Mel himself takes on several roles as Moses, a stand-up philosopher in Rome, the leader of the Spanish Inquisition, and double roles as the king of France and the piss boy in one story. He never takes on an accent but he doesn't have to. He sets up silly situations and comparisons to modern times and is never afraid to just go there and feels the more ridiculous, the better.
Orson Welles has one of the best voices on film ever and he actually narrates a few of the sequences linking the film together. Other fantastic actors involved are Dom DeLuise as Emperor Nero the fat pig, Madeline Kahn as Empress Nympho who gets to choose partners for her evening orgy, Harvey Korman as Count de Monet ("Count the money, count the money"!), Gregory Hines as dancer/slave Josephus, and Sid Caesar as the Chief Caveman.
Unfortunately "History of the World: Part 2" advertised at the end was never made into a film though I know we'd all like to see Hitler on Ice and Jews in Space!
This movie has been watched dozens of times by many people, but there is now a "Real History of the World" Trivia Track that you can play along the bottom of the screen while watching! It's a great way to learn some new facts while watching and mostly confirms actual years things began like that scientists now believe man discovered fire way earlier than the previous estimate. Occasionally facts are revealed about the movie as well such as the Vestal Virgins were played by Playboy Playmates. There is also an isolated score track that can be used with the film.

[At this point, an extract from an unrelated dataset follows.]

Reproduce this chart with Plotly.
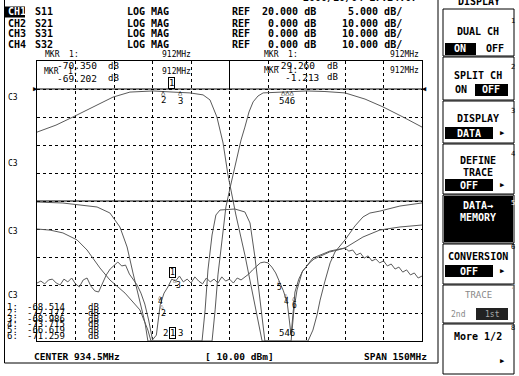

There is a featurette on Mel's love of musicals and how his movies always incorporate a musical number into them at some point. When they were selecting portions of history that they wanted to visit in this film, they just decided to make "The Inquisition" a big elaborate number and the further and more ridiculous he went with it and the more wrong it became, the more RIGHT it became and now it is one of the most remembered sequences of the film. This featurette talks about the different elements of the number and how the swimming nuns were able to come out of the water dry with sparklers on their heads, etc.
The last featurette is "Making History: Mel Brooks on Creating the World" on how easily the jokes came when writing the script and piecing the time periods together. Richard Pryor was originally slotted to have a role in the film but had an accident and Gregory Hines was brought in for screen testing and was instantly given the part. Orson Welles was booked for one-week's worth of work to narrate "History of the World" but since he did most of it in one take, he was finished by 4:30pm the very first day. This film has developed into almost a cult classic. [HF] This is a Widescreen Presentation (2.40:1) enhanced for 16x9 TVs.